### WHAT IS BEING ASKED
Begin with the first line of the material and write out each line exactly, ending with the line that contains "first_open = 75967". Pictures are not part of the copy.

● ● ● ●

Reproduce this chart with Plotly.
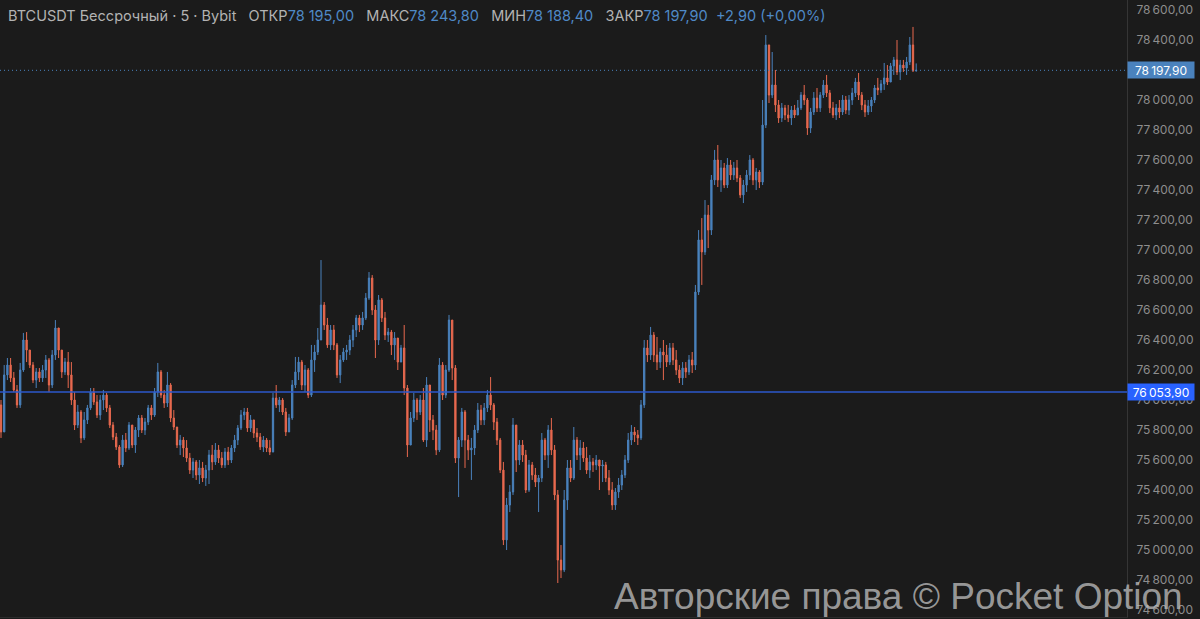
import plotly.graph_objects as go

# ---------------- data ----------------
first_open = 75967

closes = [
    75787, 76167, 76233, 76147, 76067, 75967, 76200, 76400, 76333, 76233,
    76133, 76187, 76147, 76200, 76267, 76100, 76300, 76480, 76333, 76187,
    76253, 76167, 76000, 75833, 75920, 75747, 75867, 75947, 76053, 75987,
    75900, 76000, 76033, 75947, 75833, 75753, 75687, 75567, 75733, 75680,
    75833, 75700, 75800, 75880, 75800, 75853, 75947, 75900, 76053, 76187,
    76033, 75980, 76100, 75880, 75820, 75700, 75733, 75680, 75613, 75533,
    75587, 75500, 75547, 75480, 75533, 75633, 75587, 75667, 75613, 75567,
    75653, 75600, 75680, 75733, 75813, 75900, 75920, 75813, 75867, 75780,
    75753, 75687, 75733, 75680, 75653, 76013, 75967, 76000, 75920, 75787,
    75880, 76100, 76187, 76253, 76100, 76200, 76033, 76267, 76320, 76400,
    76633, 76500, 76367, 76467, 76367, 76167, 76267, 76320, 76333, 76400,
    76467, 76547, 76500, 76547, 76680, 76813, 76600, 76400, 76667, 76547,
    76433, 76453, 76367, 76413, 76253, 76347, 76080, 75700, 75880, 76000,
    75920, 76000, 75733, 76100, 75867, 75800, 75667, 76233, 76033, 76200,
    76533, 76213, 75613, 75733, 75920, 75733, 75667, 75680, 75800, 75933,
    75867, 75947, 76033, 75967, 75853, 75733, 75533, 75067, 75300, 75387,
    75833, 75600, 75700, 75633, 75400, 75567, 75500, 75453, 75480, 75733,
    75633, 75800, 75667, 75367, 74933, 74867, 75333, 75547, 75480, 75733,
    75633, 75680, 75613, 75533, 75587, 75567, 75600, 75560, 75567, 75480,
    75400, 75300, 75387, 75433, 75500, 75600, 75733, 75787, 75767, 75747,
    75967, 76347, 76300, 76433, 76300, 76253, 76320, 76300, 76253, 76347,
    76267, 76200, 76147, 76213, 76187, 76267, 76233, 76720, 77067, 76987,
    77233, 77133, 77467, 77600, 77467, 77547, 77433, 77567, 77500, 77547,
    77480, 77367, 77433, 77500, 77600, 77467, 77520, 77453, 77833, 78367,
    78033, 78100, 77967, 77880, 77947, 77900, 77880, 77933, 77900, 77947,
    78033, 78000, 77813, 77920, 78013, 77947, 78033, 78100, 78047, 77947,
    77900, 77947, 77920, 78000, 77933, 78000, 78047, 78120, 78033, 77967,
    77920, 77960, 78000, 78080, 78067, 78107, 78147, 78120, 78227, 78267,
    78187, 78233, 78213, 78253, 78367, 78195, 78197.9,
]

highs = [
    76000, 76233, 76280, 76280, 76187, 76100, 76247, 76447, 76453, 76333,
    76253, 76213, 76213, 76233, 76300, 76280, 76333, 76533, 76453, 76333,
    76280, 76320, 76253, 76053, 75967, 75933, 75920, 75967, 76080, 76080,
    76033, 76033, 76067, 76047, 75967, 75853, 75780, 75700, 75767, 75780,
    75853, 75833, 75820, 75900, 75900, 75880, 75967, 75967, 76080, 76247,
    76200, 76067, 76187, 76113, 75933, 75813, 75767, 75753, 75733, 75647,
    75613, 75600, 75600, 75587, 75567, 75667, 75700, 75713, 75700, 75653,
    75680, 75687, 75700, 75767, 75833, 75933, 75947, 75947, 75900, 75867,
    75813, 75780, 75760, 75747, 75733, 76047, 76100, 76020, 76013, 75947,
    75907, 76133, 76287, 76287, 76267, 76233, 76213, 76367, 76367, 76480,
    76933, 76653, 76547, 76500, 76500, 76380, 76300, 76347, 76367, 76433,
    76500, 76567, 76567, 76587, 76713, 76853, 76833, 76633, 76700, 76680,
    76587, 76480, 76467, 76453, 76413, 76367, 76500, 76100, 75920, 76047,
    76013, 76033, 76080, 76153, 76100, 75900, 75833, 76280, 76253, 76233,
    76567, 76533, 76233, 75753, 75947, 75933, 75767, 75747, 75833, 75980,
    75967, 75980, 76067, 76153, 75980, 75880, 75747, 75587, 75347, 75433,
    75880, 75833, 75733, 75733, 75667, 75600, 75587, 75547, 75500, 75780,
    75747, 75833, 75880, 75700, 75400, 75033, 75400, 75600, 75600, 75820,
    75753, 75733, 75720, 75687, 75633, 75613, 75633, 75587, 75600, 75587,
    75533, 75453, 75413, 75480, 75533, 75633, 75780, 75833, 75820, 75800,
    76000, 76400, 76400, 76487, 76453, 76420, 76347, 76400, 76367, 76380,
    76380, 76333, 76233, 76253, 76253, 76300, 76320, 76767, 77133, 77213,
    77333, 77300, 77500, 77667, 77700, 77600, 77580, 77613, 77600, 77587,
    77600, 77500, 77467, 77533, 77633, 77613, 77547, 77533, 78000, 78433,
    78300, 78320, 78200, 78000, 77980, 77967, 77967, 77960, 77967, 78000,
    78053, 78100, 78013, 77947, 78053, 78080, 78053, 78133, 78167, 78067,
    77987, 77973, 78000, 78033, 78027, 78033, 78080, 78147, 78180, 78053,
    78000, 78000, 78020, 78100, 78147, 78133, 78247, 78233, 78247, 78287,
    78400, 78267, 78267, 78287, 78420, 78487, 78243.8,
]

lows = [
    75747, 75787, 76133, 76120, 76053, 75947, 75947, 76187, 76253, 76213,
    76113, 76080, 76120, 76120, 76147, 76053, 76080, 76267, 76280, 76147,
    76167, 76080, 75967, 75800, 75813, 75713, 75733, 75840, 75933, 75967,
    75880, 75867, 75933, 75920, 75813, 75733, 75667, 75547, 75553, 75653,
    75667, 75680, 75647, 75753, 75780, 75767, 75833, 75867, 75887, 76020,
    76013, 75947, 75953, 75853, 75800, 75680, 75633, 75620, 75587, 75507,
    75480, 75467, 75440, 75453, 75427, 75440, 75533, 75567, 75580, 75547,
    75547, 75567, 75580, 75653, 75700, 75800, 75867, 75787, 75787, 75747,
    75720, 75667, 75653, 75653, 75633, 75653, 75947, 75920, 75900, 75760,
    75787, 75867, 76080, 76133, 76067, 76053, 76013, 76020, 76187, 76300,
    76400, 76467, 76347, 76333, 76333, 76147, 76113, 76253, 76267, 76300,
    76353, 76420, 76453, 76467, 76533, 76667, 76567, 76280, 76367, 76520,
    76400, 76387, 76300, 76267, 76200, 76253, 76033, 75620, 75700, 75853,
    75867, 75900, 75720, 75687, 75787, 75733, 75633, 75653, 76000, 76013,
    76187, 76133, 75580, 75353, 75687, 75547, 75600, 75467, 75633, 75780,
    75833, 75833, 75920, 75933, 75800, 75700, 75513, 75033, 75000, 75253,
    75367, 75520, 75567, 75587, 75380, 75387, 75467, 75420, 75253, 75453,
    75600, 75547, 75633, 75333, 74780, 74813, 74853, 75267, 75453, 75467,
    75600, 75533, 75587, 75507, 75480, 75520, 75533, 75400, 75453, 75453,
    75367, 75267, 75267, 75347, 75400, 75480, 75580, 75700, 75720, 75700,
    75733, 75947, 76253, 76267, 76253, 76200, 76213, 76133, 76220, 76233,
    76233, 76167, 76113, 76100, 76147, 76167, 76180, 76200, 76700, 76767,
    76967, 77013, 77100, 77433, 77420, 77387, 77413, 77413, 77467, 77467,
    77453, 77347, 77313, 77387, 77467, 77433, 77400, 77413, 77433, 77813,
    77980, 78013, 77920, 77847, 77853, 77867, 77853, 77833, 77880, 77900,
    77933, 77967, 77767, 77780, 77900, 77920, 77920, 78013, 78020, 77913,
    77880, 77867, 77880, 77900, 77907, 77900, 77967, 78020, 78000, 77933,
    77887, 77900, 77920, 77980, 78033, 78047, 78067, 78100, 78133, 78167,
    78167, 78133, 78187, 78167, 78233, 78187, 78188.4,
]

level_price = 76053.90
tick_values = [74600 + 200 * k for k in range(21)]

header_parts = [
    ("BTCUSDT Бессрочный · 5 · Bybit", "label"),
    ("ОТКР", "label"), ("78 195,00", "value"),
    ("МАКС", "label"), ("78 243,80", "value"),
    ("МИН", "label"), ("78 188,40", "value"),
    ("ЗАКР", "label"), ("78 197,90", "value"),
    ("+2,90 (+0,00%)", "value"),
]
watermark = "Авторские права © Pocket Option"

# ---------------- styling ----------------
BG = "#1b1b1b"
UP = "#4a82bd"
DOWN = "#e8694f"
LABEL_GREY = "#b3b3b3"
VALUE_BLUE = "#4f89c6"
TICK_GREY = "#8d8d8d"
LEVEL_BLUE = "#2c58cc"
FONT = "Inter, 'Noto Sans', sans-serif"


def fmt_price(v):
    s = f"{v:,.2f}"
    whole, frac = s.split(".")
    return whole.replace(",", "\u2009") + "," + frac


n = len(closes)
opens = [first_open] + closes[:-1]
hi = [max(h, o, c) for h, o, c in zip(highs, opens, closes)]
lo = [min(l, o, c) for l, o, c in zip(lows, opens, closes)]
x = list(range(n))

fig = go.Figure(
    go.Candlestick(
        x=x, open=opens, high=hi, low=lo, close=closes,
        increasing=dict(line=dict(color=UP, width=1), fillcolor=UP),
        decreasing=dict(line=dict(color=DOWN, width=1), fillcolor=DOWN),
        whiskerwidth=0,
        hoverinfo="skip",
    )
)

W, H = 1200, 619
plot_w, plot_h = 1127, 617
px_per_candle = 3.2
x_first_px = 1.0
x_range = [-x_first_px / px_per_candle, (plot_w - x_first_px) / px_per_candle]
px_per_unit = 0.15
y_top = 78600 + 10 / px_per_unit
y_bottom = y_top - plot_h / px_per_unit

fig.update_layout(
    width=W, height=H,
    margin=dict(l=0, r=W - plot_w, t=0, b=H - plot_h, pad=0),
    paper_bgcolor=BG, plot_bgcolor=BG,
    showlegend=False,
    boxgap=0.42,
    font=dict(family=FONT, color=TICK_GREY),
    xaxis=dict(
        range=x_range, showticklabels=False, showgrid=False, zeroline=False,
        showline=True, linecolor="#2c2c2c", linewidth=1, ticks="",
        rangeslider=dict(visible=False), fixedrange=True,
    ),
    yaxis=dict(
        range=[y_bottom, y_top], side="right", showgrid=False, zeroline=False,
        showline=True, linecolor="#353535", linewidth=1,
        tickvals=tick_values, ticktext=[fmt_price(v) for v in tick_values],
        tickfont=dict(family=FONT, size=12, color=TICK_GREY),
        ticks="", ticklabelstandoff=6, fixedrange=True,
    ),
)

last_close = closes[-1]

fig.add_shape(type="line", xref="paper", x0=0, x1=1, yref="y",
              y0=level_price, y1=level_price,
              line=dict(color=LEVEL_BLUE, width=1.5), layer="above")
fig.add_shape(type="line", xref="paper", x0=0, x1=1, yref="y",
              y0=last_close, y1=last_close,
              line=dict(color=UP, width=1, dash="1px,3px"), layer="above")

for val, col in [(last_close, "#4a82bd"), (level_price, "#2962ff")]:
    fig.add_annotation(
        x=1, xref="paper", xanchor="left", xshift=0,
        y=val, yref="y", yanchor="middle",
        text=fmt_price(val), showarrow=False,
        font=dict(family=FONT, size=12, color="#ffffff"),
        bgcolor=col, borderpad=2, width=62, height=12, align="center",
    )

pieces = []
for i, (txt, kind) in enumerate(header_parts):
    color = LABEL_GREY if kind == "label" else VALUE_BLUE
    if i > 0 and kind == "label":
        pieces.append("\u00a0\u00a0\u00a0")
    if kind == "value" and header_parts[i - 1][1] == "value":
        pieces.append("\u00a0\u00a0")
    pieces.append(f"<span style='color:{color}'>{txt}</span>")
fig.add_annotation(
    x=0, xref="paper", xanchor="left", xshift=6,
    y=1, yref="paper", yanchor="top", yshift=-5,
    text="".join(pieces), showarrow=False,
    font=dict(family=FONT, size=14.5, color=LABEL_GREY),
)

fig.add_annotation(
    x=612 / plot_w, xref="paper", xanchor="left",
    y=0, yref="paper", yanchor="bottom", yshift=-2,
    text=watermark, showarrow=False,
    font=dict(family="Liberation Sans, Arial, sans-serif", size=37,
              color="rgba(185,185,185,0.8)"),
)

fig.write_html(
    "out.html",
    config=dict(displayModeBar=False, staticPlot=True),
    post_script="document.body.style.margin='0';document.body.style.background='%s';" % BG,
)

● ● ● ●

### EXPECTED OUTPUT
Reproduce this chart with Plotly.
import plotly.graph_objects as go

# ---------------- data ----------------
first_open = 75967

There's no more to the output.